- Vane-Tempest in 1909
- Born: 4 January 1863 London, England
- Died: 10 December 1932 (aged 69) London, England
- Education: Harrow School
- Alma mater: Balliol College, Oxford
- Occupation: Actor
- Spouse: Gertude Magdalen Elliot ​ ​(m. 1901)​
- Children: 1
- Parents: Lord Adolphus Vane-Tempest (father); Lady Susan Vane-Tempest (mother);
- Relatives: Henry Pelham-Clinton (maternal grandfather) Lady Susan Hamilton (maternal grandmother) Charles Vane (paternal grandfather) Frances Vane (paternal grandmother)
- Allegiance: United Kingdom
- Branch: British Army
- Service years: 1914–1918
- Rank: Major
- Unit: Royal Field Artillery
- Conflicts: World War I;

= Adolphus Vane-Tempest =

British actor (1863–1932)

Francis Adolphus Vane-Tempest (4 January 1863 – 10 December 1932) was an English actor of the late-19th and early 20th centuries. He was known for playing amiable but not over-bright upper class characters. Among the roles he created was Mr Dumby in Oscar Wilde's 1892 comedy Lady Windermere's Fan. His theatrical career continued until the First World War, when he joined the army. He did not return to the stage thereafter.

==Life and career==

Vane-Tempest was born into an aristocratic family in London in 1863, the only child of Lord Adolphus Vane-Tempest and his wife, Lady Susan Vane-Tempest ( Pelham-Clinton). His grandfathers were Charles Vane, 3rd Marquess of Londonderry and Henry Pelham-Clinton, 5th Duke of Newcastle. He was educated at Harrow School and Balliol College, Oxford.

After leaving Oxford he attempted to pursue a political career, unsuccessfully standing for the Conservatives in the Mid-Durham constituency at elections in 1885 and 1890. During this period he was prominent in amateur theatricals, often staged by him together with the professional Arthur Bourchier, raising money for charitable causes.
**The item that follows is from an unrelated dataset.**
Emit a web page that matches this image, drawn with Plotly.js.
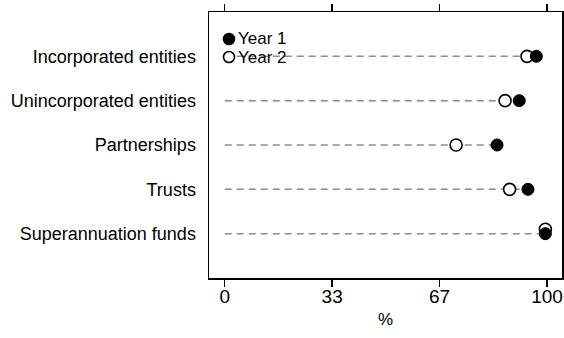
<!DOCTYPE html>
<html>
<head>
<meta charset="utf-8">
<script src="https://cdn.plot.ly/plotly-3.0.1.min.js"></script>
<style>
  html, body { margin: 0; padding: 0; background: #fff; }
  #chart { width: 564px; height: 338px; }
</style>
</head>
<body>
<div id="chart"></div>
<script>
// Share of entities (%) by entity type, two years
const categories = [
  "Incorporated entities",
  "Unincorporated entities",
  "Partnerships",
  "Trusts",
  "Superannuation funds"
];
const year1 = [96.7, 91.4, 84.5, 94.1, 99.5];
const year2 = [93.8, 87.0, 71.8, 88.4, 99.5];
const seriesNames = ["Year 1", "Year 2"];
const xTickVals = [0, 100 / 3, 200 / 3, 100];
const xTickText = ["0", "33", "67", "100"];

const W = 564, H = 338;
const margin = { l: 209, r: 2, t: 12, b: 60, pad: 0 };
const plotW = W - margin.l - margin.r;
const plotH = H - margin.t - margin.b;
const FONT = "Liberation Sans, Arial, sans-serif";

const rows = categories.map((_, i) => i);

// dashed guide from 0 to the larger of the two values in each row
const guideX = [], guideY = [];
rows.forEach(i => {
  guideX.push(0, Math.max(year1[i], year2[i]), null);
  guideY.push(i, i, null);
});

// when both years coincide, nudge the hollow marker up a little so it stays visible
const year2Rows = rows.map(i => Math.abs(year1[i] - year2[i]) < 0.5 ? i - 0.1 : i);

const traces = [
  {
    type: "scatter", mode: "lines", x: guideX, y: guideY,
    line: { color: "#8c8c8c", width: 1.5, dash: "7px,5px" },
    hoverinfo: "skip", showlegend: false
  },
  {
    type: "scatter", mode: "markers", name: seriesNames[1],
    x: year2, y: year2Rows,
    marker: { symbol: "circle", size: 12, color: "#ffffff",
              line: { color: "#000000", width: 1.6 } },
    showlegend: false
  },
  {
    type: "scatter", mode: "markers", name: seriesNames[0],
    x: year1, y: rows,
    marker: { symbol: "circle", size: 12, color: "#000000",
              line: { color: "#000000", width: 1 } },
    showlegend: false
  }
];

// key drawn inside the top-left corner of the plot area
const px2x = p => (p - margin.l) / plotW;
const px2y = p => 1 - (p - margin.t) / plotH;
const keyItems = [
  { y: 39, fill: "#000000", label: seriesNames[0] },
  { y: 57, fill: "#ffffff", label: seriesNames[1] }
];
const shapes = keyItems.map(k => ({
  type: "circle", xref: "paper", yref: "paper",
  xsizemode: "pixel", ysizemode: "pixel",
  xanchor: px2x(229), yanchor: px2y(k.y),
  x0: -5.5, x1: 5.5, y0: -5.5, y1: 5.5,
  fillcolor: k.fill, line: { color: "#000000", width: 1.6 },
  layer: "above"
}));
const annotations = keyItems.map(k => ({
  xref: "paper", yref: "paper",
  x: px2x(236), y: px2y(k.y),
  xanchor: "left", yanchor: "middle",
  text: k.label, showarrow: false,
  font: { family: FONT, size: 17, color: "#000000" }
}));

const layout = {
  width: W, height: H,
  margin: margin,
  paper_bgcolor: "#ffffff", plot_bgcolor: "#ffffff",
  showlegend: false,
  font: { family: FONT, color: "#000000" },
  xaxis: {
    range: [-4.88, 104.66],
    tickmode: "array", tickvals: xTickVals, ticktext: xTickText,
    ticks: "outside", ticklen: 7, tickwidth: 1.5, tickcolor: "#000000",
    ticklabelstandoff: -6,
    showline: true, linecolor: "#000000", linewidth: 1.5, mirror: "ticks",
    showgrid: false, zeroline: false,
    tickfont: { family: FONT, size: 19, color: "#000000" },
    title: { text: "%", standoff: 7, font: { family: FONT, size: 17, color: "#000000" } }
  },
  yaxis: {
    range: [5, -1],
    tickmode: "array", tickvals: rows, ticktext: categories,
    ticks: "", ticklabelstandoff: 8,
    showline: true, linecolor: "#000000", linewidth: 1.5, mirror: true,
    showgrid: false, zeroline: false,
    tickfont: { family: FONT, size: 18, color: "#000000" }
  },
  shapes: shapes,
  annotations: annotations
};

Plotly.newPlot("chart", traces, layout, { staticPlot: true, displayModeBar: false });
</script>
</body>
</html>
In 1891 he turned professional, and toured with Kate Vaughan in H. A. Jones's The Dancing Girl. His role, the Hon Reginald Slingsby, was a comic upper-class knut, and Vane-Tempest was frequently cast as similar characters during the rest of his career.

With Mary Moore in Captain Drew on Leave (1906)

Vane-Tempest was in the cast of Cecil Clay's farcical comedy A Pantomime Rehearsal at Toole's Theatre, after which he was engaged in 1892 by George Alexander for his company at the St James's Theatre, where he created the role of Mr Dumby in Lady Windermere's Fan in February of that year. In 1893 he played Sir George Orreyed in Arthur Wing Pinero's The Second Mrs Tanqueray. The Morning Post commented that he "gave a capital idea of the imbecile baronet", and The Era called him "remarkably clever in realising the vulgar, brutish character of the young baronet".

According to The Times, Vane-Tempest had "effective parts in some of the best of H. A. Jones's comedies": The Masqueraders (1894), The Case of Rebellious Susan (1894), and The Liars (1897). In 1901 he married Gertrude Magdalen, daughter of F. A. Elliot and Lady Jones Parry; she predeceased him. They had one child, Francis.

When Hubert Henry Davies wrote Captain Drew on Leave for Charles Wyndham's company (1905) Vane-Tempest created the role of Mr White. The Times listed among other plays of the first decade of the 20th century in which Vane-Tempest made an impression, R. C. Carton's Mr Preedy and the Countess (1909, as the Hon Robert Jennaway) and Monckton Hoffe's The Little Damozel (1909, as the Hon Fitzroy Lock). Among his later stage appearances was as Lord Alfred Blakeney, the aide-de-camp in George A. Birmingham's General John Regan, produced by Charles Hawtrey at the Apollo Theatre in 1913.

On the outbreak of war in 1914 Vane-Tempest joined the Third Northumberland Royal Field Artillery, as a captain, and was later promoted to major. After resuming civilian life after the war he did not return to the stage.

Vane-Tempest died in London on 10 December 1932, aged 69.